End of The Good Life: How the Financial Crisis Threatens a Lost Generation—and What We Can Do About It
“In its crisp brevity, End of the Good Life should be read by the under- and unemployed millions of Millennials.”
The United States loves its mythology. One of those great myths is the American Dream.
What makes the American Dream a myth? Myths, traditions, and customs rely on this very simple premise: if one does something for long enough, therefore it is correct.
The Millennials have inherited these traditions from their Boomer and Greatest Generation descendants. The American Dream is a post-World War II phenomenon resulting from a unique set of socioeconomic and geopolitical circumstances.
Great Britain also came out on the side of the winners, but was broke and soon to lose a global empire.
The Soviet Union, after fighting against the Nazi war machine, had a society that was devastated and depopulated, triumphant but still beholden to Stalinist terror.
France, relatively intact, had to work out issues involving Nazi collaboration and an accepted anti-Semitism stretching back to the Dreyfus Affair.
But the United States escaped physical devastation and economic hardship, harnessing a massive industrial base, a culture that advocated saving earnings, and the social safety net created by the New Deal. Being separated by two oceans also helped.
So again what is the American Dream? A home in the suburbs, two kids, and a car in every garage. To put a Barthesian spin on it, the American Dream is shorthand for white suburban America and the real possibility of upward mobility, a college education, and a capacious social safety net.
That's all gone now.
Now what? Riva Froymovich attempts to answer that in her book, End of the Good Life: How the Financial Crisis Threatens a Lost Generation—and What We Can Do About It.
In a series of vignettes, Ms. Froymovich, a reporter from the Wall Street Journal and Dow Jones Newswires, relates the devastating and global impact of the economic meltdown.

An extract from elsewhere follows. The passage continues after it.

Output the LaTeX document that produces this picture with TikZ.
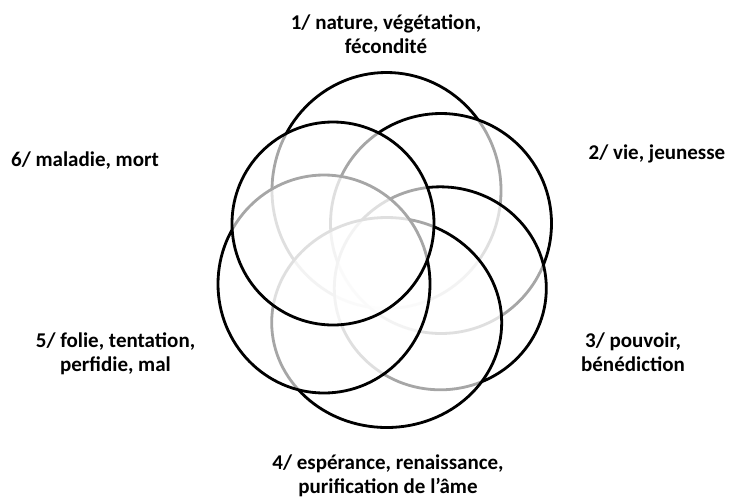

She profiles American, European, and Asian individuals struggling to make ends meet in these new hard times. College educated but saddled with student loan debt, paying for the mishaps of deregulatory mania in the financial sector and hopping from one short-term contract to another, if employment is found at all, these individuals show the human faces of the Great Recession. (Whoever coined the term Great Recession had a gift for understatement.)
Ms. Froymovich also points out the specific hardships endured by Millennials, the population born between 1976 and 2000. (This reviewer is a Millennial, born on the earlier end of the spectrum.)
In addition to the deregulatory mania, Millennials, especially those with student loan debt, have to contend with the reality that there are no bailouts for them. Sink billions in investment fraud, the government will drive up dump trucks full of money for the executives who engineered it. Have thousands of dollars of student loan debt, suck it up!
Coupled with these bailouts is the worldwide trend to enact austerity measures, meaning funding for the social safety net gets eviscerated with the addition of increased taxes. Ms. Froymovich explains with devastating clarity that this is exactly the wrong strategy for economic recovery.
While the problems are enumerated, this book triumphs in its second half, where she puts forward a series of solutions. Some are sensible and practical, others are more pie in the sky. But all are worth contemplating since worldwide governments and the corporate world seem keen on solving the Great Recession.
Solutions involve everything from schools emphasizing vocational training as opposed to the assumption that all high school students are destined for college. A more idealistic notion is the creation of a Cabinet-level position for an Office of Youth since young people are notoriously underrepresented in government discussions.
In its crisp brevity, End of the Good Life should be read by the under- and unemployed millions of Millennials. The global prospects are bleak, the global economic situation still dire, and the government doesn't care about you (unless the campaign contribution is hefty).
What does that mean?
Millennials will have to find the solution. Look at it this way: Who do the Greatest Generation and Boomers ask when they have a computer or technological issue? Fixing this awful financial catastrophe has got to be somewhat easier than explaining how email works to someone computer illiterate.
With the flames subsiding, now is the time to stop complaining and to start brainstorming on the solutions needed to claw out of this global financial disaster.